In the 60s of the last century Teplice was almost at the verge of ecological disaster. Intensive mining activities of the North Bohemian Coal Mines reached to the very town. Unfavourable dispersion conditions threatened the inhabitants of the world-famous town with increasing frequency. The first student demonstrations against the air and land pollution in autumn 1989 broke out here in Teplice. After the Velvet Revolution Teplice could finally breathe freely again.
But let us return for a moment back into the past. What was the religious life of the Czech Protestants in this spa town?
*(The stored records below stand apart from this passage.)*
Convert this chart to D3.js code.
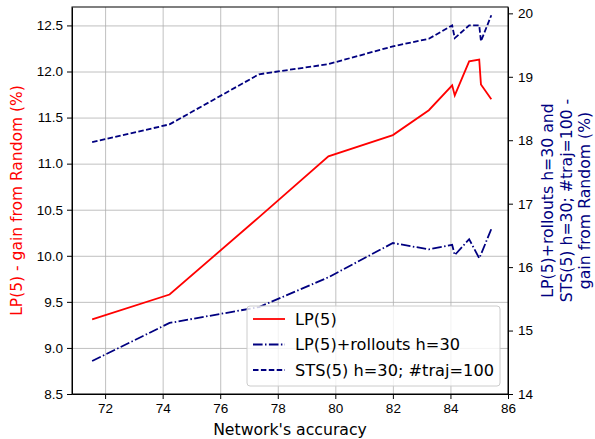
<!DOCTYPE html>
<html>
<head>
<meta charset="utf-8">
<script src="https://cdn.jsdelivr.net/npm/d3@7"></script>
<style>
  body { margin: 0; background: #fff; }
  svg { font-family: "DejaVu Sans", sans-serif; display: block; }
  .grid line { stroke: #b0b0b0; stroke-width: 0.8; }
  .grid path { display: none; }
  .axis text { font-size: 13.5px; fill: #000; }
  .axis path, .axis line { stroke: #000; }
</style>
</head>
<body>
<div id="chart"></div>
<script>
// Network accuracy for each evaluated checkpoint
const accuracy = [71.55, 74.24, 77.35, 79.76, 82.0, 83.25, 84.06, 84.15, 84.65, 85.0, 85.06, 85.42];

// LP(5) gain from random (left axis)
const lp5 = [9.31, 9.58, 10.42, 11.08, 11.31, 11.58, 11.85, 11.74, 12.11, 12.13, 11.86, 11.7];

// Right axis series
const lpRollouts = [14.52, 15.12, 15.37, 15.84, 16.38, 16.28, 16.35, 16.19, 16.44, 16.14, 16.2, 16.6];
const sts = [17.97, 18.25, 19.04, 19.2, 19.48, 19.6, 19.81, 19.61, 19.81, 19.81, 19.56, 19.97];

// Tick labels
const xTicks = [72, 74, 76, 78, 80, 82, 84, 86];
const yLeftTicks = [8.5, 9.0, 9.5, 10.0, 10.5, 11.0, 11.5, 12.0, 12.5];
const yRightTicks = [14, 15, 16, 17, 18, 19, 20];

const legendLabels = ["LP(5)", "LP(5)+rollouts h=30", "STS(5) h=30; #traj=100"];

const width = 595;
const height = 439;
const margin = { top: 7, right: 87, bottom: 45, left: 72 };

const red = "#ff0000";
const navy = "#000080";

const xScale = d3.scaleLinear().domain([70.85, 86]).range([margin.left, width - margin.right]);
const yLeft = d3.scaleLinear().domain([8.5, 12.7]).range([height - margin.bottom, margin.top]);
const yRight = d3.scaleLinear().domain([14, 20.1]).range([height - margin.bottom, margin.top]);

const svg = d3.select("#chart").append("svg").attr("width", width).attr("height", height);

// Grids first
svg.append("g")
  .attr("class", "grid")
  .attr("transform", `translate(0, ${height - margin.bottom})`)
  .call(d3.axisBottom(xScale).tickValues(xTicks).tickSize(-(height - margin.top - margin.bottom)).tickFormat(""));

svg.append("g")
  .attr("class", "grid")
  .attr("transform", `translate(${margin.left}, 0)`)
  .call(d3.axisLeft(yLeft).tickValues(yLeftTicks).tickSize(-(width - margin.left - margin.right)).tickFormat(""));

// Lines
const lineLeft = d3.line().x((d, i) => xScale(accuracy[i])).y((d) => yLeft(d));
const lineRight = d3.line().x((d, i) => xScale(accuracy[i])).y((d) => yRight(d));

const series = [
  { values: lp5, line: lineLeft, color: red, dash: null },
  { values: lpRollouts, line: lineRight, color: navy, dash: "9.6,2.4,1.5,2.4" },
  { values: sts, line: lineRight, color: navy, dash: "5.5,2.4" },
];

svg.selectAll(".series")
  .data(series)
  .enter()
  .append("path")
  .attr("class", "series")
  .attr("fill", "none")
  .attr("stroke", (d) => d.color)
  .attr("stroke-width", 1.8)
  .attr("stroke-dasharray", (d) => d.dash)
  .attr("d", (d) => d.line(d.values));

// Axes
svg.append("g")
  .attr("class", "axis")
  .attr("transform", `translate(0, ${height - margin.bottom})`)
  .call(d3.axisBottom(xScale).tickValues(xTicks).tickSize(5).tickPadding(4).tickSizeOuter(0));

svg.append("g")
  .attr("class", "axis")
  .attr("transform", `translate(${margin.left}, 0)`)
  .call(d3.axisLeft(yLeft).tickValues(yLeftTicks).tickFormat(d3.format(".1f")).tickSize(5).tickPadding(4).tickSizeOuter(0));

svg.append("g")
  .attr("class", "axis")
  .attr("transform", `translate(${width - margin.right}, 0)`)
  .call(d3.axisRight(yRight).tickValues(yRightTicks).tickFormat(d3.format("d")).tickSize(5).tickPadding(5).tickSizeOuter(0));

// Frame
svg.append("rect")
  .attr("x", margin.left)
  .attr("y", margin.top)
  .attr("width", width - margin.left - margin.right)
  .attr("height", height - margin.top - margin.bottom)
  .attr("fill", "none")
  .attr("stroke", "#000")
  .attr("stroke-width", 1);

// Axis labels
const midY = (margin.top + height - margin.bottom) / 2;

svg.append("text")
  .attr("x", (margin.left + width - margin.right) / 2)
  .attr("y", 435)
  .attr("text-anchor", "middle")
  .attr("font-size", 15.7)
  .text("Network's accuracy");

svg.append("text")
  .attr("transform", `translate(22, ${midY}) rotate(-90)`)
  .attr("text-anchor", "middle")
  .attr("font-size", 15.5)
  .attr("fill", red)
  .text("LP(5) - gain from Random (%)");

const rightLabel = ["LP(5)+rollouts h=30 and", "STS(5) h=30; #traj=100 -", "gain from Random (%)"];
svg.append("g")
  .attr("transform", `translate(553, ${midY}) rotate(-90)`)
  .selectAll("text")
  .data(rightLabel)
  .enter()
  .append("text")
  .attr("y", (d, i) => i * 18.5)
  .attr("text-anchor", "middle")
  .attr("font-size", 15.7)
  .attr("fill", navy)
  .text((d) => d);

// Legend
const legend = svg.append("g").attr("transform", "translate(247, 306)");
legend.append("rect")
  .attr("width", 253)
  .attr("height", 80)
  .attr("rx", 3)
  .attr("fill", "#fff")
  .attr("fill-opacity", 0.8)
  .attr("stroke", "#cccccc");

const legendRows = legend.selectAll(".row")
  .data(series)
  .enter()
  .append("g")
  .attr("class", "row")
  .attr("transform", (d, i) => `translate(0, ${13 + i * 25.5})`);

legendRows.append("line")
  .attr("x1", 6)
  .attr("x2", 38)
  .attr("stroke", (d) => d.color)
  .attr("stroke-width", 1.8)
  .attr("stroke-dasharray", (d) => d.dash);

legendRows.append("text")
  .attr("x", 48)
  .attr("dy", "0.35em")
  .attr("font-size", 16.2)
  .text((d, i) => legendLabels[i]);
</script>
</body>
</html>
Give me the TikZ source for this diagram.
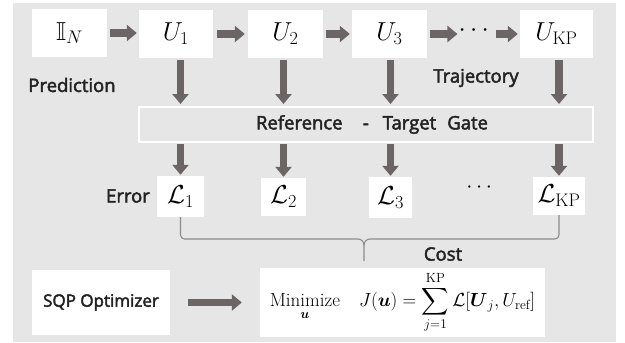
\documentclass[tikz,border=0pt]{standalone}
\usepackage{fix-cm}
\usepackage{amsmath,amssymb}
\usepackage{fontspec}
\newfontfamily\lab[FakeBold=2.5]{Open Sans}
\usetikzlibrary{arrows.meta,calc}
\definecolor{bggray}{RGB}{230,230,230}
\definecolor{arrgray}{RGB}{108,101,101}
\definecolor{bracegray}{RGB}{140,140,140}
\definecolor{txt}{RGB}{34,34,34}
\tikzset{
  wbox/.style={fill=white,draw=none,inner sep=0pt,font=\fontsize{26}{30}\selectfont},
  lbl/.style={inner sep=0pt,text=txt,font=\lab\fontsize{18.5}{22}\selectfont},
  arr/.style={draw=arrgray,line width=7.5pt,-{Triangle[length=10pt,width=16pt]}},
  bracel/.style={draw=bracegray,line width=1.1pt,rounded corners=4pt},
}
\begin{document}
\begin{tikzpicture}[x=1pt,y=-1pt]
\useasboundingbox (0,0) rectangle (625,343);
\fill[bggray] (13,3) rectangle (616,342);
% top row
\node[wbox,minimum width=75pt,minimum height=48pt] (IN) at (69.5,33) {$\mathbb{I}_N$};
\node[wbox,minimum width=74pt,minimum height=48pt] (U1) at (176,34) {$U_1$};
\node[wbox,minimum width=75pt,minimum height=48pt] (U2) at (285.5,34) {$U_2$};
\node[wbox,minimum width=75pt,minimum height=48pt] (U3) at (389.5,34) {$U_3$};
\node[inner sep=0pt,font=\fontsize{26}{30}\selectfont] (dots) at (476,31) {$\cdots$};
\node[wbox,minimum width=73pt,minimum height=48pt] (UKP) at (556.5,34) {$U_{\mathrm{KP}}$};
% reference box
\node[draw=white,line width=2pt,fill=bggray,minimum width=454pt,minimum height=35pt,inner sep=0pt] (ref) at (366,124.5) {};
\node[lbl] (reftxt) at (372,124.5) {Reference\hspace{1.1em}-\hspace{0.75em}Target\hspace{0.6em}Gate};
% L row
\node[wbox,minimum width=47pt,minimum height=41pt] (L1) at (180.5,196.5) {$\mathcal{L}_1$};
\node[wbox,minimum width=45pt,minimum height=38pt] (L2) at (283.5,197) {$\mathcal{L}_2$};
\node[wbox,minimum width=43pt,minimum height=41pt] (L3) at (390.5,197.5) {$\mathcal{L}_3$};
\node[inner sep=0pt,font=\fontsize{22}{26}\selectfont] (ldots) at (481,188) {$\cdots$};
\node[wbox,minimum width=52pt,minimum height=38pt] (LKP) at (559,196) {$\mathcal{L}_{\mathrm{KP}}$};
% labels
\node[lbl] (pred) at (72,85) {Prediction};
\node[lbl] (traj) at (476,78) {Trajectory};
\node[lbl] (err) at (128,196) {Error};
\node[lbl] (cost) at (443,254) {Cost};
% bottom row
\node[wbox,fill=white,minimum width=138pt,minimum height=65pt,text=txt,font=\lab\fontsize{17}{20}\selectfont] (sqp) at (101,302.5) {SQP Optimizer};
\node[wbox,minimum width=285pt,minimum height=69pt,font=\fontsize{19}{22}\selectfont] (minb) at (402.5,302.5)
  {$\displaystyle \underset{\boldsymbol{u}}{\mathrm{Minimize}}\quad J(\boldsymbol{u})=\sum_{j=1}^{\mathrm{KP}}\mathcal{L}[\boldsymbol{U}_j,U_{\mathrm{ref}}]$};
% horizontal arrows
\draw[arr,shorten <=3pt,shorten >=2pt] (IN.east) -- (U1.west |- IN.east);
\draw[arr,shorten <=4pt,shorten >=3pt] (U1.east) -- (U2.west);
\draw[arr,shorten <=3pt,shorten >=2pt] (U2.east) -- (U3.west);
\draw[arr,shorten <=3pt,shorten >=1pt] (U3.east) -- (dots.west |- U3.east);
\draw[arr,shorten <=2pt,shorten >=2pt] (dots.east |- UKP.west) -- (UKP.west);
% vertical arrows
\foreach \u/\l in {U1/L1,U2/L2,U3/L3,UKP/LKP}{
  \draw[arr,shorten <=2pt,shorten >=2pt] (\u.south -| \l) -- (ref.north -| \l);
  \draw[arr,shorten <=1pt,shorten >=1pt] (ref.south -| \l) -- (\l.north);
}
% brace
\coordinate (bm) at (364,239);
\coordinate (bl) at (358,239);
\coordinate (br) at (370,239);
\coordinate (bd) at (364,245);
\coordinate (bt) at (364,261);
\draw[bracel] (L1.south) -- (L1.south |- bm) -- (bl);
\draw[draw=bracegray,line width=1.1pt] (bl) to[out=0,in=90] (bd) -- (bt);
\draw[bracel] (LKP.south) -- (LKP.south |- bm) -- (br);
\draw[draw=bracegray,line width=1.1pt] (br) to[out=180,in=90] (bd);
% bottom arrow
\draw[arr,shorten <=18pt,shorten >=18pt] (sqp.east) -- (minb.west);
\end{tikzpicture}
\end{document}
The difficult task to build individual preaching stations in the North Bohemia fell to the congregation in Krabčice. Thanks to the tireless work of the local preachers, in 1899 the Czech Reformed preaching station was established in the suburbs of Teplice (today it is its town part Trnovany). After World War I many new members came and in the year 1926 a congregation of the Evangelical Church of Czech Brethren (ECCB) was established in Teplice-Trnovany. Its first minister was Eugen Zelený. The congregation seat was transferred to Teplice in 1934. A plot next to the congregation building was bought and in 1938 a church in the functionalist style designed by architect Miloslav Tejc started to grow here.
Before it could be finished, the Second World War started. The German Evangelical Church had its congregation in Trnovany and during the war the Czech Protestants were also allowed to meet in their Art-Nouveau church from the year 1905. When the war finished, the members of Teplice congregation could use this church; they however preferred to finish the building of “their own” church. It was officially opened on 1st January 1948. (The German church in Trnovany had a sad fate: it became a warehouse, then it burned and in 1974 it was demolished).
Teplice congregation of the ECCB has been using its church for more than 60 years and remembers with a gratitude all who contributed to its construction in the hard recent years and enjoys a rich congregation life, as it is enabled by the congregation facilities with a nice garden.